And the AI scraper pandemic has since continued, spurred by more and more entering the ring of AI text regurgitation fueled by VC funding money. It also feels like the scrapers have become a lot more aggressive since then.
Since one of the things I host is a large archive of old levels for a sandbox game totalling tens of thousands of pages, a lot of aggressive crawlers will go absolutely insane on them. And rate-limits be damned when they are making requests from many different IP addresses.
I usually run my access logs through
Goaccess to inspect them every now and then and look at what crawlers it picks up. Then add some new ones to my ever growing shitlist of crawlers in my Nginx config that scrape with no real purpose other than to be a nuisance (search indexers are generally fine, GoogleBot is a necessary evil but pretty well-behaved all things considered, Mastodon federation pings are also usually fine):
if ($http_user_agent ~* (AmazonBot|AhrefsBot|DataForSeoBot|SemrushBot|Barkrowler|Bytespider|DotBot|fidget-spinner-bot|my-tiny-bot|Go-http-client/1.1|ClaudeBot|GPTBot|Scrapy|heritrix|Awario)) {
return 403;
}
Poisoning the AI training sounds like a noble goal but I'm afraid it's probably futile, and telling them to go away entirely is probably more effective than feeding poison IMO. I've varied between what error code I want to give them from 402 Payment Required, nginx's special 444 which severs the connection immediately without response, and 406 Not Acceptable. Ended up with 403 since some other ones like 444 will just make it even more intrigued and keep retrying over again. A big 403 seems to make it lose interest and go away immediately.
Now there are also self-hostable things you can put in front of your website to challenge visitors such as
Anubis, acting as a L7 DDoS mitigation that will give a PoW challenge for the browser to complete a la hashcash. But obviously that will also break things such as RSS feeds, APIs and generally is just a last resort for heavier webapps that just straight up cannot stay up in the current climate.
Most of the website stuff I host is written from the ground up by me and I still have that Acmlmboard lean and mean energy in me with fast page rendering times shown in the footer.
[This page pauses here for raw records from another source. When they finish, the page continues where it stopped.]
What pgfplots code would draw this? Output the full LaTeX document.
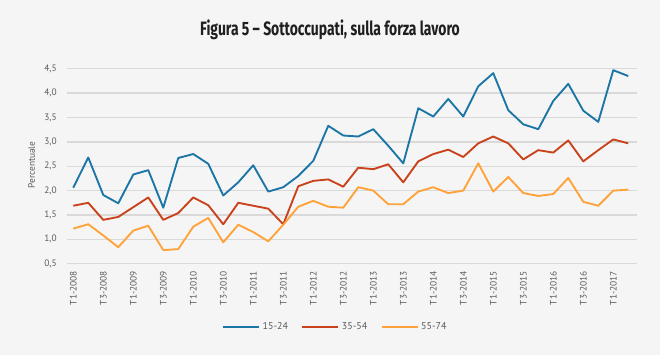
\documentclass[border=0pt]{standalone}
\usepackage{pgfplots}
\usepackage{pgfplotstable}
\pgfplotsset{compat=1.18}
\usepackage{fontspec}
\setmainfont{PT Sans}
\newfontfamily\titlefont[FakeStretch=0.72]{Fira Sans}
\definecolor{bg}{HTML}{F5F5F5}
\definecolor{gridc}{HTML}{D9D9D9}
\definecolor{txt}{HTML}{5A5A5A}
\definecolor{cblue}{HTML}{1B76A6}
\definecolor{cred}{HTML}{C9421B}
\definecolor{corange}{HTML}{FFA23A}
\pgfplotstableread{
x a b c
0 2.06 1.69 1.22
1 2.68 1.75 1.31
2 1.91 1.40 1.08
3 1.74 1.46 0.84
4 2.33 1.66 1.18
5 2.42 1.86 1.28
6 1.65 1.40 0.78
7 2.67 1.54 0.80
8 2.75 1.86 1.26
9 2.55 1.70 1.44
10 1.90 1.31 0.94
11 2.17 1.75 1.30
12 2.52 1.69 1.15
13 1.98 1.63 0.96
14 2.07 1.31 1.30
15 2.30 2.09 1.67
16 2.61 2.20 1.79
17 3.33 2.23 1.67
18 3.13 2.08 1.65
19 3.11 2.47 2.07
20 3.26 2.44 2.00
21 2.92 2.54 1.72
22 2.56 2.17 1.72
23 3.69 2.60 1.98
24 3.52 2.75 2.07
25 3.88 2.84 1.95
26 3.52 2.69 2.00
27 4.14 2.97 2.56
28 4.41 3.11 1.98
29 3.65 2.97 2.28
30 3.36 2.64 1.95
31 3.26 2.83 1.89
32 3.84 2.78 1.93
33 4.19 3.03 2.26
34 3.64 2.60 1.77
35 3.41 2.83 1.69
36 4.47 3.05 2.00
37 4.35 2.97 2.02
}\datatable
\begin{document}
\begin{tikzpicture}
\fill[bg] (0pt,0pt) rectangle (495pt,-266.25pt);
\node[font=\titlefont\bfseries\fontsize{14.5}{16}\selectfont, text=black!88] at (247.5pt,-22.5pt) {Figura 5 – Sottoccupati, sulla forza lavoro};
\node[rotate=90, font=\fontsize{7}{8}\selectfont, text=txt] at (23.8pt,-123.75pt) {Percentuale};
\begin{axis}[
  at={(50pt,-197.8pt)}, anchor=south west,
  scale only axis, width=427.5pt, height=146.25pt,
  xmin=-0.44, xmax=37.56, ymin=0.5, ymax=4.5,
  axis line style={draw=none},
  major tick length=0pt,
  ymajorgrids, grid style={gridc, line width=1.1pt},
  ytick={0.5,1,...,4.5},
  yticklabel style={/pgf/number format/use comma, /pgf/number format/fixed, /pgf/number format/fixed zerofill, /pgf/number format/precision=1, xshift=-4pt},
  /pgf/number format/assume math mode=true,
  ticklabel style={font=\fontsize{7}{8}\selectfont, text=txt},
  xtick={0,2,...,36},
  xticklabels={T1-2008,T3-2008,T1-2009,T3-2009,T1-2010,T3-2010,T1-2011,T3-2011,T1-2012,T3-2012,T1-2013,T3-2013,T1-2014,T3-2014,T1-2015,T3-2015,T1-2016,T3-2016,T1-2017},
  xticklabel style={rotate=90, anchor=east, xshift=-2pt},
  legend style={at={(0.472,-0.3245)}, anchor=center, draw=none, fill=none,
    font=\fontsize{7.5}{8}\selectfont, text=txt,
    /tikz/every even column/.append style={column sep=8pt}},
  legend columns=3,
  legend image code/.code={\draw[#1, line width=1.4pt] (0pt,0pt) -- (27pt,0pt);},
  every axis plot/.append style={line width=1.4pt, mark=none, line join=round},
]
\addplot[cblue] table[x=x, y=a] {\datatable};
\addplot[cred] table[x=x, y=b] {\datatable};
\addplot[corange] table[x=x, y=c] {\datatable};
\legend{15-24,35-54,55-74}
\end{axis}
\end{tikzpicture}
\end{document}
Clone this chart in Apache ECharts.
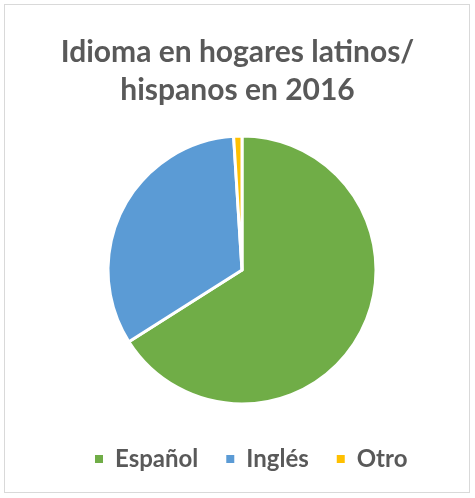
<!DOCTYPE html>
<html>
<head>
<meta charset="utf-8">
<script src="https://cdn.jsdelivr.net/npm/echarts@6/dist/echarts.min.js"></script>
<style>
html,body{margin:0;padding:0;background:#fff;}
#frame{position:absolute;left:4px;top:4px;width:466px;height:489px;border:1px solid #d9d9d9;box-sizing:border-box;}
#chart{position:absolute;left:0;top:0;width:475px;height:498px;}
</style>
</head>
<body>
<div id="frame"></div>
<div id="chart"></div>
<script>
// idioma en hogares
var categorias = ['Español', 'Inglés', 'Otro'];
var valores = [66, 33, 1];
var colores = ['#70ad47', '#5b9bd5', '#ffc000'];

var datos = categorias.map(function (c, i) {
    return {name: c, value: valores[i]};
});

var option = {
    color: colores,
    title: {
        text: 'Idioma en hogares latinos/\nhispanos en 2016',
        left: 'center',
        top: 28,
        textStyle: {
            color: '#595959',
            fontFamily: 'Lato',
            fontWeight: 'bold',
            fontSize: 30,
            lineHeight: 38
        }
    },
    legend: {
        bottom: 22,
        left: 88,
        icon: 'rect',
        itemWidth: 10,
        itemHeight: 10,
        itemGap: 26,
        textStyle: {
            color: '#595959',
            fontFamily: 'Lato',
            fontWeight: 'bold',
            fontSize: 24,
            padding: [0, 0, 0, 6]
        },
        data: categorias
    },
    series: [
        {
            type: 'pie',
            center: [242, 270],
            radius: 134,
            startAngle: 90,
            clockwise: true,
            label: {show: false},
            labelLine: {show: false},
            itemStyle: {
                borderColor: '#fff',
                borderWidth: 3
            },
            emphasis: {disabled: true},
            data: datos
        }
    ]
};

var myChart = echarts.init(document.getElementById('chart'));
myChart.setOption(option);
</script>
</body>
</html>
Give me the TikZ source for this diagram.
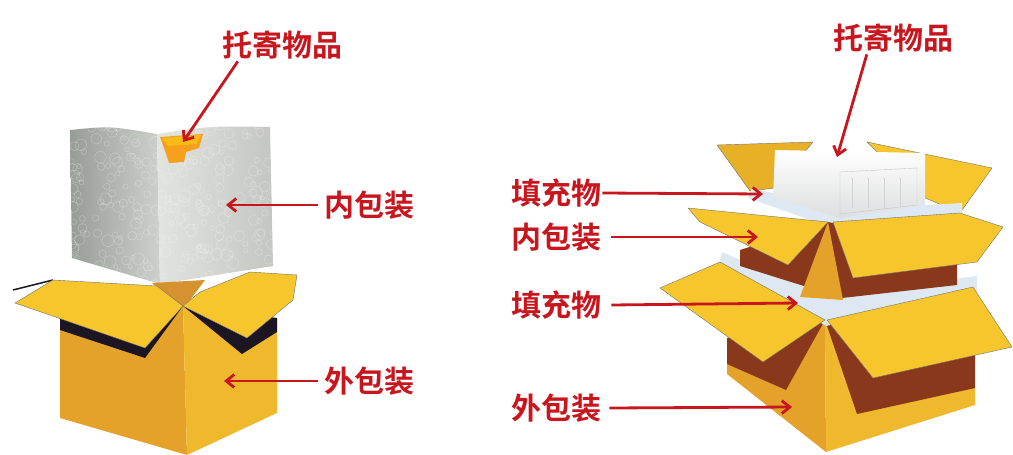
\documentclass[tikz,border=0pt]{standalone}
\usepackage{fontspec}
\newfontfamily\cjk{Noto Sans CJK SC Bold}
\usetikzlibrary{arrows.meta,positioning,calc}

\definecolor{labelred}{RGB}{200,22,30}
\definecolor{flapyellow}{RGB}{246,198,44}
\definecolor{flapshade}{RGB}{232,176,38}
\definecolor{faceleft}{RGB}{228,162,42}
\definecolor{faceright}{RGB}{240,184,44}
\definecolor{cardbrown}{RGB}{138,56,28}
\definecolor{innerdark}{RGB}{28,22,34}
\definecolor{neckbrown}{RGB}{214,146,46}
\definecolor{bubbledark}{RGB}{150,157,150}
\definecolor{bubblelight}{RGB}{226,228,223}
\definecolor{foam}{RGB}{238,239,240}
\definecolor{filler}{RGB}{222,232,242}
\definecolor{itemorange}{RGB}{246,160,30}

\tikzset{
  tag/.style={font=\cjk\fontsize{30}{30}\selectfont, text=labelred, inner sep=0pt},
  pointer/.style={draw=labelred, line width=2.8pt, -{Straight Barb[length=8pt,width=13pt]}},
  card/.style={draw=black!55, line width=0.4pt, line join=round},
}

\begin{document}
\begin{tikzpicture}[x=1pt,y=-1pt]
\useasboundingbox (0,0) rectangle (1013,455);

% ---- left: bubble wrapped item over open carton
\fill[faceleft] (60,316) -- (183,306) -- (187,455) -- (60,418) -- cycle;
\fill[faceright] (183,306) -- (277,318) -- (277,413) -- (187,455) -- cycle;
\fill[innerdark] (60,316) -- (183,306) -- (145,358) -- (60,330) -- cycle;
\fill[innerdark] (183,306) -- (277,318) -- (277,332) -- (242,354) -- cycle;
\draw[innerdark, line width=1.5pt] (13,290) -- (53,280);

% cube
\shade[left color=bubbledark, right color=bubblelight!80!gray] (70,130) .. controls (110,126) .. (157,134) -- (160,284) -- (72,258) -- cycle;
\shade[left color=bubblelight, right color=bubblelight!70!gray] (157,134) .. controls (210,126) .. (270,127) -- (273,266) -- (160,284) -- cycle;
\begin{scope}
  \clip (70,130) .. controls (110,126) .. (157,134) .. controls (210,126) .. (270,127) -- (273,266) -- (160,284) -- (72,258) -- cycle;
  \pgfmathsetseed{11}
  \foreach \i in {1,...,260}{
    \pgfmathsetmacro\bx{70+204*rnd}
    \pgfmathsetmacro\by{125+160*rnd}
    \pgfmathsetmacro\br{2+4*rnd}
    \draw[white, opacity=0.25, line width=0.6pt] (\bx,\by) circle[radius=\br];
  }
\end{scope}
\fill[itemorange] (160,137) -- (203,134) -- (199,148) -- (186,152) -- (184,162) -- (169,163) -- (164,148) -- cycle;
\fill[itemorange!70!yellow] (162,138) -- (201,135) -- (196,144) -- (168,146) -- cycle;

\fill[neckbrown] (152,283) -- (205,280) -- (190,300) -- (183,306) -- (160,290) -- cycle;
\fill[flapyellow, card] (15,303) -- (53,280) -- (157,286) -- (183,306) -- (145,348) -- cycle;
\fill[flapyellow, card] (183,306) -- (200,292) -- (250,272) -- (297,275) -- (293,300) -- (247,338) -- cycle;

% ---- right: carton in carton
\fill[faceleft] (727,338) -- (825,320) -- (826,452) -- (727,374) -- cycle;
\fill[faceright] (825,320) -- (975,300) -- (975,405) -- (826,452) -- cycle;
\fill[cardbrown] (727,338) -- (825,320) -- (786,390) -- (727,364) -- cycle;
\fill[cardbrown] (825,320) -- (975,300) -- (975,388) -- (857,414) -- cycle;
\fill[filler] (722,252) -- (815,292) -- (845,292) -- (977,276) -- (977,292) -- (826,326) -- (720,262) -- cycle;

\fill[flapshade, card] (717,145) -- (813,142) -- (775,188) -- (750,191) -- cycle;
\fill[flapyellow, card] (867,142) -- (992,168) -- (960,213) -- (923,197) -- cycle;
\fill[filler] (752,188) -- (840,210) -- (962,203) -- (962,216) -- (833,228) -- (748,198) -- cycle;
\shade[top color=white, bottom color=foam!85!gray] (775,150) -- (925,153) -- (925,205) -- (840,218) -- (773,197) -- cycle;
\draw[gray!45] (840,172) -- (917,168) -- (917,205) -- (840,214) -- cycle;
\foreach \k in {0,1,2,3}
  \draw[gray!35] (852+16*\k,178) -- (852+16*\k,208);

\fill[cardbrown] (740,250) -- (828,222) -- (957,250) -- (957,285) -- (842,298) -- (740,266) -- cycle;
\fill[faceleft] (828,222) -- (800,297) -- (843,300) -- cycle;
\fill[flapyellow, card] (688,208) -- (828,222) -- (788,265) -- (700,222) -- cycle;
\fill[flapyellow, card] (833,222) -- (960,213) -- (1003,227) -- (977,262) -- (853,278) -- cycle;

\fill[flapyellow, card] (660,288) -- (720,262) -- (825,320) -- (763,362) -- cycle;
\fill[flapyellow, card] (827,320) -- (973,287) -- (1012,347) -- (873,378) -- cycle;

% ---- labels
\node[tag] (itemL) at (282,45) {托寄物品};
\node[tag, anchor=west] (innerL) at (324,205) {内包装};
\node[tag, anchor=west] (outerL) at (324,381) {外包装};
\node[tag] (itemR) at (893,38) {托寄物品};
\node[tag, anchor=west] (fillA) at (511,193) {填充物};
\node[tag, anchor=west] (innerR) at (511,237) {内包装};
\node[tag, anchor=west] (fillB) at (511,305) {填充物};
\node[tag, anchor=west] (outerR) at (511,408) {外包装};

\coordinate (itemLtip) at (183,142);
\coordinate (innerLtip) at (226,205);
\coordinate (outerLtip) at (224,381);
\coordinate (itemRtip) at (837,157);
\coordinate (fillAtip) at (763,194);
\coordinate (innerRtip) at (758,237);
\coordinate (fillBtip) at (798,303);
\coordinate (outerRtip) at (792,407);

\draw[pointer] ([xshift=16pt,yshift=-2pt]itemL.south west) -- (itemLtip);
\draw[pointer] ([xshift=-6pt]innerL.west) -- (innerLtip);
\draw[pointer] ([xshift=-6pt]outerL.west) -- (outerLtip);
\draw[pointer] ([xshift=34pt,yshift=-2pt]itemR.south west) -- (itemRtip);
\draw[pointer] ([xshift=1pt]fillA.east) -- (fillAtip);
\draw[pointer] ([xshift=10pt]innerR.east) -- (innerRtip);
\draw[pointer] ([xshift=10pt]fillB.east) -- (fillBtip);
\draw[pointer] ([xshift=8pt]outerR.east) -- (outerRtip);
\end{tikzpicture}
\end{document}
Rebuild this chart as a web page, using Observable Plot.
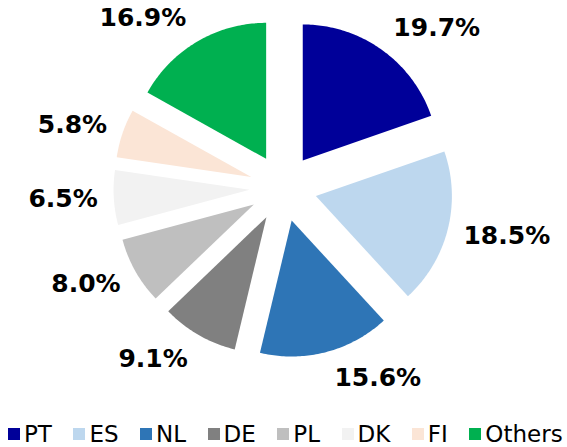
<!DOCTYPE html>
<html><head><meta charset="utf-8">
<script src="https://cdn.jsdelivr.net/npm/d3@7"></script>
<script src="https://cdn.jsdelivr.net/npm/@observablehq/plot@0.6"></script>
<style>
body{margin:0;background:#fff;}
#chart{width:567px;height:447px;overflow:hidden;background:#fff;}
.lg-swatches{margin:0 0 0 8px !important;}
.lg-swatches-wrap{flex-wrap:nowrap !important;width:600px;}
.lg-swatches-wrap .lg-swatch{margin-right:21.5px !important;white-space:nowrap;}
.lg-swatches-wrap .lg-swatch:last-child{margin-right:0 !important;}
.lg-swatch > svg{margin-right:4px !important;flex-shrink:0;}
</style></head><body><div id="chart"></div>
<script>
// Data
const categories = ["PT", "ES", "NL", "DE", "PL", "DK", "FI", "Others"];
const shares = [19.7, 18.5, 15.6, 9.1, 8.0, 6.5, 5.8, 16.9];
const colors = ["#000099", "#BDD7EE", "#2E75B6", "#808080", "#BFBFBF", "#F2F2F2", "#FBE5D6", "#00B050"];

// Layout
const W = 567, H = 417;
const cx = 282.7, cy = 187.4, radius = 136, explode = 33.7;
const labelRx = explode + radius + 10, labelRy = explode + radius + 27;

const arcs = d3.pie().sort(null).value(d => d)(shares);
const pts = [];
const labels = [];
arcs.forEach((a, i) => {
  const cat = categories[i];
  const mid = (a.startAngle + a.endAngle) / 2;
  const sx = Math.sin(mid), sy = -Math.cos(mid);
  const ox = cx + explode * sx, oy = cy + explode * sy;
  pts.push({cat, x: ox, y: oy});
  const n = Math.max(10, Math.ceil((a.endAngle - a.startAngle) / 0.015));
  for (let k = 0; k <= n; k++) {
    const t = a.startAngle + (a.endAngle - a.startAngle) * k / n;
    pts.push({cat, x: ox + radius * Math.sin(t), y: oy - radius * Math.cos(t)});
  }
  labels.push({
    text: shares[i].toFixed(1) + "%",
    x: cx + labelRx * sx + (sx >= 0 ? 6 : -6),
    y: cy + labelRy * sy,
    right: sx >= 0
  });
});

const plot = Plot.plot({
  width: W, height: H, margin: 0,
  x: {domain: [0, W], range: [0, W], axis: null},
  y: {domain: [0, H], range: [0, H], axis: null},
  color: {domain: categories, range: colors},
  style: {fontFamily: "DejaVu Sans", background: "white"},
  marks: [
    Plot.line(pts, {x: "x", y: "y", z: "cat", fill: "cat", stroke: "none", curve: "linear-closed"}),
    Plot.text(labels.filter(d => d.right), {x: "x", y: "y", text: "text", textAnchor: "start", fontSize: 25, fontWeight: "bold", fill: "#000"}),
    Plot.text(labels.filter(d => !d.right), {x: "x", y: "y", text: "text", textAnchor: "end", fontSize: 25, fontWeight: "bold", fill: "#000"})
  ]
});

const legend = Plot.legend({
  color: {domain: categories, range: colors},
  legend: "swatches",
  swatchSize: 12,
  className: "lg",
  style: {fontFamily: "DejaVu Sans", fontSize: "23px", color: "#000"}
});

const el = document.getElementById("chart");
el.appendChild(plot);
el.appendChild(legend);
</script>
</body></html>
But sometimes it still just becomes too much and it clogs up the available PHP-FPM workers or grinds the MariaDB database to a halt, so staying on top of the new scrapers that show up just generally makes sense. Seeing the likes of Kafuka and Kuribo64 which show all the bots on the online users page just shows how many IPs they are willing to burn through to collect their precious training data.